High Performance Stencil Code Generation with Lift

Date:

Slides of the talk

Stencil computations are widely used from physical simulations to machine-learning and are commonly executed on modern parallel systems such as multi-core CPUs, Graphic Processing Units or accelerators such as Intel’s Xeon Phi. Although stencil computations have been extensively studied, optimizing them for the increasingly diverse hardware landscape remains challenging even for performance experts.
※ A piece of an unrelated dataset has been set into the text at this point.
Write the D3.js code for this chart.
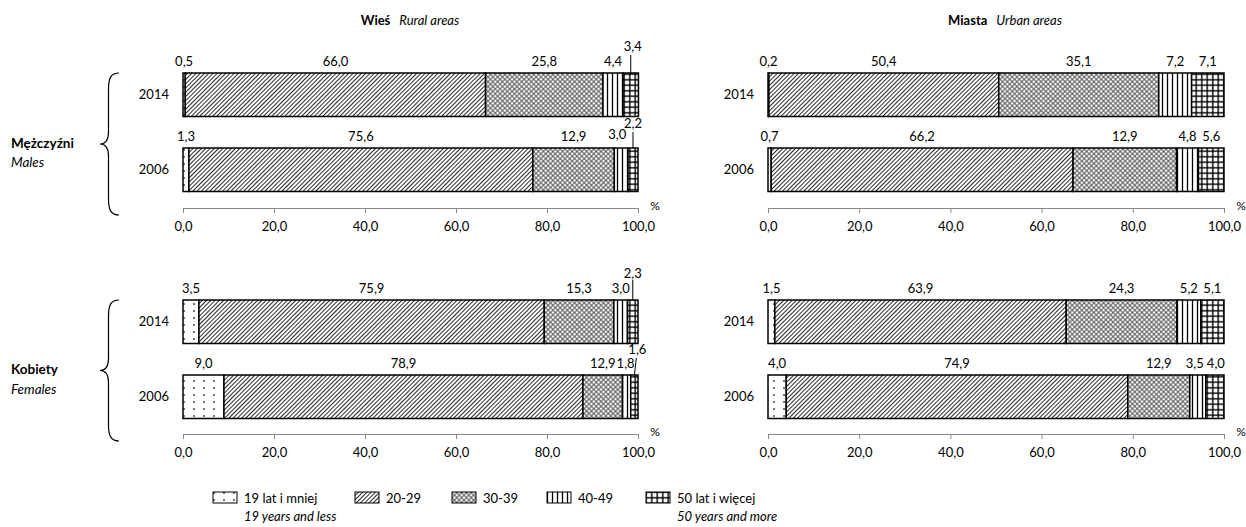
<!DOCTYPE html>
<html><head><meta charset="utf-8">
<script src="https://cdn.jsdelivr.net/npm/d3@7"></script>
<style>body{margin:0;background:#fff;} svg{display:block;font-family:Lato, sans-serif;}</style>
</head><body><svg id="c" width="1246" height="527"></svg>
<script>
// ---------------- DATA ----------------
const areas = ["Wieś", "Miasta"];
const areasEn = ["Rural areas", "Urban areas"];
const sexes = ["Mężczyźni", "Kobiety"];
const sexesEn = ["Males", "Females"];
const years = ["2014", "2006"];
const ageGroups = ["19 lat i mniej", "20-29", "30-39", "40-49", "50 lat i więcej"];
const ageGroupsEn = ["19 years and less", "", "", "", "50 years and more"];
const tickValues = [0, 20, 40, 60, 80, 100];

// segment widths (%) as drawn
const ruralMales2014 = [0.5, 66.0, 25.8, 4.4, 3.4];
const ruralMales2006 = [1.3, 75.6, 17.9, 3.0, 2.2];
const ruralFemales2014 = [3.5, 75.9, 15.3, 3.0, 2.3];
const ruralFemales2006 = [9.0, 78.9, 8.7, 1.8, 1.6];
const urbanMales2014 = [0.2, 50.4, 35.1, 7.2, 7.1];
const urbanMales2006 = [0.7, 66.2, 22.7, 4.8, 5.6];
const urbanFemales2014 = [1.5, 63.9, 24.3, 5.2, 5.1];
const urbanFemales2006 = [4.0, 74.9, 13.6, 3.5, 4.0];

// labels as printed in the source (2006 rows show 12,9 for 30-39)
const ruralMales2006Labels = ["1,3", "75,6", "12,9", "3,0", "2,2"];
const ruralFemales2006Labels = ["9,0", "78,9", "12,9", "1,8", "1,6"];
const urbanMales2006Labels = ["0,7", "66,2", "12,9", "4,8", "5,6"];
const urbanFemales2006Labels = ["4,0", "74,9", "12,9", "3,5", "4,0"];

// ---------------- LAYOUT ----------------
const fmt = d => d.toFixed(1).replace(".", ",");
const svg = d3.select("#c");
const panelX = [[183, 638], [768, 1224]];
const sexTop = [73, 300];
const axisY = [208, 434];
const titleX = [410, 1005];

const dataByArea = [
  [[[ruralMales2014, null], [ruralMales2006, ruralMales2006Labels]],
   [[ruralFemales2014, null], [ruralFemales2006, ruralFemales2006Labels]]],
  [[[urbanMales2014, null], [urbanMales2006, urbanMales2006Labels]],
   [[urbanFemales2014, null], [urbanFemales2006, urbanFemales2006Labels]]]
];

// callouts: key area-sex-yearIndex-segment
const callouts = {
  "0-0-0-4": {dx: 2, dy: -22, line: [-18, 0], ldx: 0},
  "0-0-1-4": {dx: 0, dy: -20, line: [-16, 0], ldx: 0},
  "0-0-1-3": {dx: -4, dy: -9, line: null},
  "0-1-0-4": {dx: 0, dy: -22, line: [-20, 0], ldx: 0},
  "0-1-1-4": {dx: 3, dy: -21, line: [-17, 0], ldx: 2},
  "0-1-1-3": {dx: -1, dy: -7, line: null},
  "1-1-1-3": {dx: -3, dy: -7, line: null},
  "1-1-1-4": {dx: 1, dy: -7, line: null}
};

// ---------------- PATTERNS ----------------
const defs = svg.append("defs");
function pat(id, w, h, tf) {
  const p = defs.append("pattern").attr("id", id).attr("patternUnits", "userSpaceOnUse")
    .attr("width", w).attr("height", h);
  if (tf) p.attr("patternTransform", tf);
  p.append("rect").attr("width", w).attr("height", h).attr("fill", "#fff");
  return p;
}
let p;
p = pat("p0", 10, 7);
p.append("circle").attr("cx", 4).attr("cy", 3).attr("r", 0.9).attr("fill", "#333");
p = pat("p1", 3, 3, "rotate(45)");
p.append("line").attr("x1", 1.5).attr("x2", 1.5).attr("y1", 0).attr("y2", 3).attr("stroke", "#2a2a2a").attr("stroke-width", 1.05);
p = pat("p2", 3.4, 3.4, "rotate(45)");
p.append("line").attr("x1", 1.7).attr("x2", 1.7).attr("y1", 0).attr("y2", 3.4).attr("stroke", "#444").attr("stroke-width", 0.9);
p.append("line").attr("y1", 1.7).attr("y2", 1.7).attr("x1", 0).attr("x2", 3.4).attr("stroke", "#444").attr("stroke-width", 0.9);
p = pat("p3", 5, 5);
p.append("line").attr("x1", 2.5).attr("x2", 2.5).attr("y1", 0).attr("y2", 5).attr("stroke", "#000").attr("stroke-width", 1.3);
p = pat("p4", 5.5, 5.5);
p.append("line").attr("x1", 2.75).attr("x2", 2.75).attr("y1", 0).attr("y2", 5.5).attr("stroke", "#000").attr("stroke-width", 1.4);
p.append("line").attr("y1", 2.75).attr("y2", 2.75).attr("x1", 0).attr("x2", 5.5).attr("stroke", "#000").attr("stroke-width", 1.4);

// ---------------- TITLES ----------------
areas.forEach((a, i) => {
  const t = svg.append("text").attr("x", titleX[i]).attr("y", 25).attr("text-anchor", "middle")
    .attr("font-size", 13).attr("fill", "#000");
  t.append("tspan").attr("font-weight", "bold").text(a);
  t.append("tspan").attr("font-style", "italic").attr("dx", 9).text(areasEn[i]);
});

// ---------------- SIDE LABELS + BRACES ----------------
sexes.forEach((s, si) => {
  const top = sexTop[si], bot = axisY[si] + 7, mid = (top + bot) / 2;
  svg.append("text").attr("x", 11).attr("y", mid + 3.5).attr("font-size", 13.5).attr("font-weight", "bold").text(s);
  svg.append("text").attr("x", 11).attr("y", mid + 23).attr("font-size", 13.5).attr("font-style", "italic").text(sexesEn[si]);
  const path = d3.path();
  path.moveTo(119, top);
  path.bezierCurveTo(111, top, 108.5, top + 5, 108.5, top + 16);
  path.lineTo(108.5, mid - 12);
  path.bezierCurveTo(108.5, mid - 3, 105, mid, 100, mid);
  path.bezierCurveTo(105, mid, 108.5, mid + 3, 108.5, mid + 12);
  path.lineTo(108.5, bot - 16);
  path.bezierCurveTo(108.5, bot - 5, 111, bot, 119, bot);
  svg.append("path").attr("d", path.toString()).attr("fill", "none").attr("stroke", "#000").attr("stroke-width", 1.2);
});

// ---------------- PANELS ----------------
areas.forEach((a, ai) => {
  const x = d3.scaleLinear().domain([0, 100]).range(panelX[ai]);
  sexes.forEach((s, si) => {
    const y = d3.scaleBand().domain(years).range([sexTop[si], sexTop[si] + 118.5]).paddingInner(0.42).paddingOuter(0);
    const g = svg.append("g");
    years.forEach((yr, yi) => {
      const [vals, labs] = dataByArea[ai][si][yi];
      let cum = 0;
      const segs = vals.map((v, i) => { const s0 = cum; cum += v; return {i, v, s0, s1: cum, lab: labs ? labs[i] : fmt(v)}; });
      g.selectAll(null).data(segs).enter().append("rect")
        .attr("x", d => x(d.s0)).attr("y", y(yr))
        .attr("width", d => x(d.s1) - x(d.s0)).attr("height", y.bandwidth())
        .attr("fill", d => `url(#p${d.i})`).attr("stroke", "#000").attr("stroke-width", 1.5);
      g.append("text").attr("x", panelX[ai][0] - 14).attr("y", y(yr) + y.bandwidth() / 2 + 4.5)
        .attr("text-anchor", "end").attr("font-size", 13).text(yr);
      segs.forEach(d => {
        const key = `${ai}-${si}-${yi}-${d.i}`;
        const c = callouts[key];
        const cx = x((d.s0 + d.s1) / 2);
        const top = y(yr);
        g.append("text").attr("x", cx + (c ? c.dx : 0)).attr("y", top + (c ? c.dy : -7))
          .attr("text-anchor", "middle").attr("font-size", 13).text(d.lab);
        if (c && c.line) {
          g.append("line").attr("x1", cx + c.ldx).attr("x2", cx).attr("y1", top + c.line[0]).attr("y2", top + c.line[1])
            .attr("stroke", "#000").attr("stroke-width", 1);
        }
      });
    });
    const ax = svg.append("g").attr("transform", `translate(0,${axisY[si]})`)
      .call(d3.axisBottom(x).tickValues(tickValues).tickSize(5).tickSizeOuter(0).tickPadding(9).tickFormat(fmt));
    ax.select(".domain").attr("stroke", "#8a8a8a");
    ax.selectAll(".tick line").attr("stroke", "#8a8a8a");
    ax.selectAll(".tick text").attr("font-size", 13).attr("font-family", "Lato, sans-serif").attr("fill", "#000");
    svg.append("text").attr("x", panelX[ai][1] + 17).attr("y", axisY[si] + 2).attr("text-anchor", "middle")
      .attr("font-size", 12).text("%");
  });
});

// ---------------- LEGEND ----------------
const legX = [213, 355, 452, 547, 646];
ageGroups.forEach((lab, i) => {
  svg.append("rect").attr("x", legX[i]).attr("y", 492).attr("width", 24).attr("height", 11)
    .attr("fill", `url(#p${i})`).attr("stroke", "#000").attr("stroke-width", 1);
  svg.append("text").attr("x", legX[i] + 31).attr("y", 502.5).attr("font-size", 13).text(lab);
  if (ageGroupsEn[i]) {
    svg.append("text").attr("x", legX[i] + 31).attr("y", 520.5).attr("font-size", 13).attr("font-style", "italic").text(ageGroupsEn[i]);
  }
});
</script>
</body></html>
Domain Specific Languages (DSLs) have been proposed for raising the programming abstractions while offering good performance. However, DSLs shift the burden of optimizing and compiling stencil codes for ever-changing hardware architectures on the DSL implementers who have to re-implement full-fledged parallelizing optimizing compilers for every architecture. The Lift project has recently emerged as a promising compilation framework to achieve performance portability. Lift defines a small set of reusable parallel primitives that DSL writers can easily build upon. Lift’s key novelty is its ability to automatically explore the optimization space by using as a system of extensible rewrite rules which encode specific optimizations.

In this talk, I show how Lift is extended to generate efficient code for stencil applications. With the addition of only two new Lift primitives and a single rewrite rules we are able to express stencil computations of arbitrary dimensionality and compile them to efficient code on three different GPU architectures. The ability to express complex multidimensional stencil computations as compositions of simple 1D primitives is a powerful new insight of our design which enables us to build an elegant optimizing compiler. By automatically exploring optimizations through an extensible set of rewrite rules, Lift can automatically optimize for novel architectures and, therefore, provides a future proof optimization methodology.